====== EXERCISE MATERIALS

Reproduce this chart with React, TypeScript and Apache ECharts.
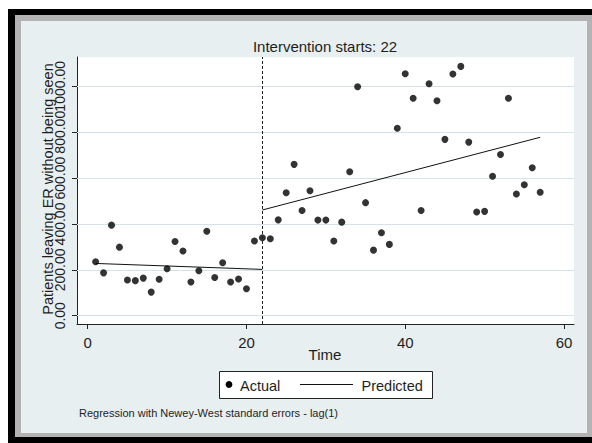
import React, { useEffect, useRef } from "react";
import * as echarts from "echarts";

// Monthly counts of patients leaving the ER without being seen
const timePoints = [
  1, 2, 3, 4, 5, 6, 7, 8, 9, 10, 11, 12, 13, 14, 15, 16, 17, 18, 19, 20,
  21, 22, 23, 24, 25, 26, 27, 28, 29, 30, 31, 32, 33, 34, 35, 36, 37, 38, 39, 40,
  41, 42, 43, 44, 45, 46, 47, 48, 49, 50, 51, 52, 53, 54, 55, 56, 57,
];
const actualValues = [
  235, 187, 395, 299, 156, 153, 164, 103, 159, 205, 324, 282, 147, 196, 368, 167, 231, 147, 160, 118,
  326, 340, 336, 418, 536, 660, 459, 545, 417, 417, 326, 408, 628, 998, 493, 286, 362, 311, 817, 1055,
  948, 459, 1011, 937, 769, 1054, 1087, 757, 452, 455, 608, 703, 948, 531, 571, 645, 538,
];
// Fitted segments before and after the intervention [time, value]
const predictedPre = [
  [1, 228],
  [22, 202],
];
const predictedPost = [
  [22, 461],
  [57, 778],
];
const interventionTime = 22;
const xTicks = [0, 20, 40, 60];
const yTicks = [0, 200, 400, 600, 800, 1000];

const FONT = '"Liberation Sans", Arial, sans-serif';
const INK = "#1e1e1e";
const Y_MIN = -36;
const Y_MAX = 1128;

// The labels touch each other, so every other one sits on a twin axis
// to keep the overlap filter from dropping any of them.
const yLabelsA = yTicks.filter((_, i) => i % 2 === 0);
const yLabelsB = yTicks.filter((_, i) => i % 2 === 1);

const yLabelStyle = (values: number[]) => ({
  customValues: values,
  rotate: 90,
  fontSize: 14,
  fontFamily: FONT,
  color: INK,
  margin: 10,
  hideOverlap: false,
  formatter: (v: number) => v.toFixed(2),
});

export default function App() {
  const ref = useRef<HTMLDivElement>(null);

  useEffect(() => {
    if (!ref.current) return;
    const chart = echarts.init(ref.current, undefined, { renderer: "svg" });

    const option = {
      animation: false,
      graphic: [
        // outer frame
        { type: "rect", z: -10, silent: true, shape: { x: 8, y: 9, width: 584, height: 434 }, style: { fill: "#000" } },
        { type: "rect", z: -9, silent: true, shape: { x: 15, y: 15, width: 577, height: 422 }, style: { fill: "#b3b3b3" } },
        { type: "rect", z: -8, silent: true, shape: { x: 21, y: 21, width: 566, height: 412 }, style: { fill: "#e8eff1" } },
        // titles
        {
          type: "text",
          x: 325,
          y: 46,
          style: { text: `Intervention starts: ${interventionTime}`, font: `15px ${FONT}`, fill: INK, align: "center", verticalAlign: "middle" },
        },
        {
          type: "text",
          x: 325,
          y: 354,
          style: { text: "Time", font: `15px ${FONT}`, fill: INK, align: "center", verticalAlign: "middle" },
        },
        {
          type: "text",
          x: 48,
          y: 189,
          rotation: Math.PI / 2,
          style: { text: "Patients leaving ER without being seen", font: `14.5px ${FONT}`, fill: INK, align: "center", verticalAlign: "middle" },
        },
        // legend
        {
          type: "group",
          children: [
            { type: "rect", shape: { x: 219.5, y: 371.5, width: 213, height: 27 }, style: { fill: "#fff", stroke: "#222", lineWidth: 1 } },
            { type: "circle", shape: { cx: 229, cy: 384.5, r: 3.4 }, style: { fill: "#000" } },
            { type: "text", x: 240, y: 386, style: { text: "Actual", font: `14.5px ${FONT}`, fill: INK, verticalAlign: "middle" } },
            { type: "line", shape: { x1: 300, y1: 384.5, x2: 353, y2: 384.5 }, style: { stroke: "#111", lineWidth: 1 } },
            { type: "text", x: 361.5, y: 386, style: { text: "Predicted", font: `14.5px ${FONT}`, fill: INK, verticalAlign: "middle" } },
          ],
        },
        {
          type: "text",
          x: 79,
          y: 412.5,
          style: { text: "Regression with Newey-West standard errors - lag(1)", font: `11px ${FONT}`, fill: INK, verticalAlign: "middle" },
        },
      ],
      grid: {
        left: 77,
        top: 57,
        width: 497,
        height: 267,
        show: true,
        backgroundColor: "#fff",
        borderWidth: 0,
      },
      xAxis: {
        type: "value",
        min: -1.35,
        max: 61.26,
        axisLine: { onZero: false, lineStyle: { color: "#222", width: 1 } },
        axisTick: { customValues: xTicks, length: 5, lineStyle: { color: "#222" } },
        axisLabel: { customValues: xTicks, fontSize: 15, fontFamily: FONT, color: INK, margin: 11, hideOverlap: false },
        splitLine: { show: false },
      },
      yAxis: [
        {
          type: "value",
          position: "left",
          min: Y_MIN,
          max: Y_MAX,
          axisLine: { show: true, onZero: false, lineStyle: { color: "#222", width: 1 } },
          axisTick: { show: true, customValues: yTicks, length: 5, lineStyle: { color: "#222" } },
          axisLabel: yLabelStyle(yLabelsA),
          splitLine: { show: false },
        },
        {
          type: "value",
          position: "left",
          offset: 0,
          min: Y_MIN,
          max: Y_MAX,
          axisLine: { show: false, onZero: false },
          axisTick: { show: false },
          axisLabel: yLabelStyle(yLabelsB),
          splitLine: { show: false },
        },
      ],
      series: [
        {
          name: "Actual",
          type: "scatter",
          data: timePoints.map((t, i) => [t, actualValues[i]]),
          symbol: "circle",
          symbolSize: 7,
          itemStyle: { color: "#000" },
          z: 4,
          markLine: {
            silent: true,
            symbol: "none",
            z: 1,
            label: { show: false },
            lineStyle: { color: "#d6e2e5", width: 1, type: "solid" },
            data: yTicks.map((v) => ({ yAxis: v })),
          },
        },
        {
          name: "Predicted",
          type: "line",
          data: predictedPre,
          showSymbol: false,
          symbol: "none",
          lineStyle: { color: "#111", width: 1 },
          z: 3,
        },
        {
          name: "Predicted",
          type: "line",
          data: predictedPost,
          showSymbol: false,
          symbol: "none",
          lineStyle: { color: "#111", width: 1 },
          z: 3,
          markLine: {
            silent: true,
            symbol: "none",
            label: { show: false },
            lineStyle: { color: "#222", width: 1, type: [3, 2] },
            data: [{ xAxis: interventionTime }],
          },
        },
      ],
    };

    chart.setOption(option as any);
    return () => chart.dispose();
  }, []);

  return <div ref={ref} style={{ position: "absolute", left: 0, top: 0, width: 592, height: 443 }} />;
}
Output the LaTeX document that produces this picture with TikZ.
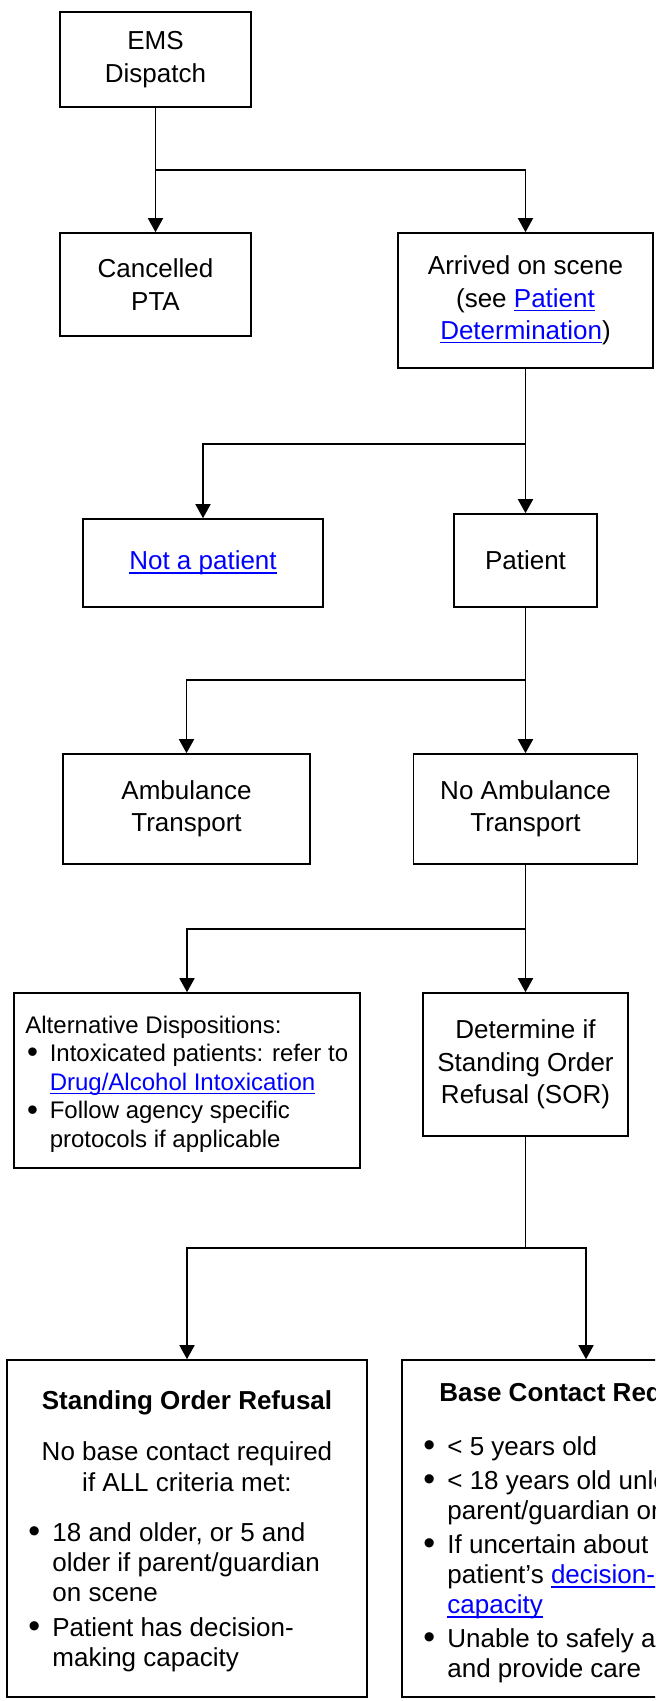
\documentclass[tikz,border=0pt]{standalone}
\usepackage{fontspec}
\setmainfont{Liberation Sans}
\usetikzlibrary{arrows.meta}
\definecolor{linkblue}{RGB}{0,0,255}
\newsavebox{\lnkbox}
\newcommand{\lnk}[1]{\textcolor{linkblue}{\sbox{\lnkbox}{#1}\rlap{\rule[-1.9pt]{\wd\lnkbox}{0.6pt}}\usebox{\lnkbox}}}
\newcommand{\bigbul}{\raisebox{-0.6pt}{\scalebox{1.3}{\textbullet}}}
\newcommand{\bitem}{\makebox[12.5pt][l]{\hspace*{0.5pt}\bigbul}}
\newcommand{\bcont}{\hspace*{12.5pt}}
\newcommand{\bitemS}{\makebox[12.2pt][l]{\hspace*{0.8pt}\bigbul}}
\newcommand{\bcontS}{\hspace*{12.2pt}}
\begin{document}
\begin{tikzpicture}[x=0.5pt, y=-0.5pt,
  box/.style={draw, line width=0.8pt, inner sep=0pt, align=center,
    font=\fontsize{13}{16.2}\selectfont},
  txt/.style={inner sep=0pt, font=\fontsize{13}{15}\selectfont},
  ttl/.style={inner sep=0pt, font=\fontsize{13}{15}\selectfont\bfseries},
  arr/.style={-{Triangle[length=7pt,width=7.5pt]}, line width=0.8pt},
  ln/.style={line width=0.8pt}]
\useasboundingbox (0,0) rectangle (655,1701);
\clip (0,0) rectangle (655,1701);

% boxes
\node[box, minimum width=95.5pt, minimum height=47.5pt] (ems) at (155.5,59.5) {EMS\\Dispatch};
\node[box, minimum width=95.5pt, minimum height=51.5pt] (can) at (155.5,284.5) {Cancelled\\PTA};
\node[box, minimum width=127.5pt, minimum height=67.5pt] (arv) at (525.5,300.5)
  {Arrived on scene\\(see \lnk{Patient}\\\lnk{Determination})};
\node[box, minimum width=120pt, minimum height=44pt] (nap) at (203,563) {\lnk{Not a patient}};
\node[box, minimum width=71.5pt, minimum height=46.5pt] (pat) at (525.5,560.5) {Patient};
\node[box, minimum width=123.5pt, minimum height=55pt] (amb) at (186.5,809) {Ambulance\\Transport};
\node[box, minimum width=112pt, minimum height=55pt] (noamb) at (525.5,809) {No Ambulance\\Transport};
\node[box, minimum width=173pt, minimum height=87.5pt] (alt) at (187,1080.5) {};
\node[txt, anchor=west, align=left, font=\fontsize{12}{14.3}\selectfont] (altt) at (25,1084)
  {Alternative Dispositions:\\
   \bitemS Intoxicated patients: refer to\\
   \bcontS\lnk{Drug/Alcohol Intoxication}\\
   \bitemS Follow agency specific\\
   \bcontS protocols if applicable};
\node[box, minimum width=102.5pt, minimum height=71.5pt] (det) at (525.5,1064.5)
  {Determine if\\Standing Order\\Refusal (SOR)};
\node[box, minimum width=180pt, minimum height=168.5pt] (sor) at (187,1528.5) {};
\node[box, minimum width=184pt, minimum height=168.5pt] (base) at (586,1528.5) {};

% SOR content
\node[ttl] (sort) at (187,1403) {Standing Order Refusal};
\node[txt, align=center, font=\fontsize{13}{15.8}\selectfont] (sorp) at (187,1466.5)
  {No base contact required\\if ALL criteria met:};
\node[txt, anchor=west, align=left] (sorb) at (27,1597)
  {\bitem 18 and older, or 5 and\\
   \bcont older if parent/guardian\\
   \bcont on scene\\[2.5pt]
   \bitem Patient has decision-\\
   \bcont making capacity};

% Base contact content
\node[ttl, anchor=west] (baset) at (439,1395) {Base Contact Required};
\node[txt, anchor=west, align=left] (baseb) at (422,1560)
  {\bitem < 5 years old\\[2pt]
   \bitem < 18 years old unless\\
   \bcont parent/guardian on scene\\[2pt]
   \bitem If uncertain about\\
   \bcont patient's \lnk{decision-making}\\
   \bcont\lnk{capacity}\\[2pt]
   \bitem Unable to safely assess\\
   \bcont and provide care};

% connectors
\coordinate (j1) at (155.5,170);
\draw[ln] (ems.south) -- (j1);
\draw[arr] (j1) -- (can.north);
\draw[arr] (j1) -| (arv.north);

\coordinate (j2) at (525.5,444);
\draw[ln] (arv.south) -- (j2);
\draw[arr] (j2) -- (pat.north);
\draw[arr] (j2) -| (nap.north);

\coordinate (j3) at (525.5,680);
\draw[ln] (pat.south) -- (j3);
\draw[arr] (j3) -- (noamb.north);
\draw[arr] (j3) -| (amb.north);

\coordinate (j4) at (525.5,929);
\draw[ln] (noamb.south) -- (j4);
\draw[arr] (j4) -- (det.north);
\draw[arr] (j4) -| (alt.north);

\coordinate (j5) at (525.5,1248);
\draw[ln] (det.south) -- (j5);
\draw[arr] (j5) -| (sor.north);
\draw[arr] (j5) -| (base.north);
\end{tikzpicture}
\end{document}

============

▸ WHAT TO PRODUCE
Write out nothing but the lines from the start of the data through the line with "import * as". Leave out the pictures.

▸ WORKED SOLUTION
Reproduce this chart with React, TypeScript and Apache ECharts.
import React, { useEffect, useRef } from "react";
import * as echarts from "echarts";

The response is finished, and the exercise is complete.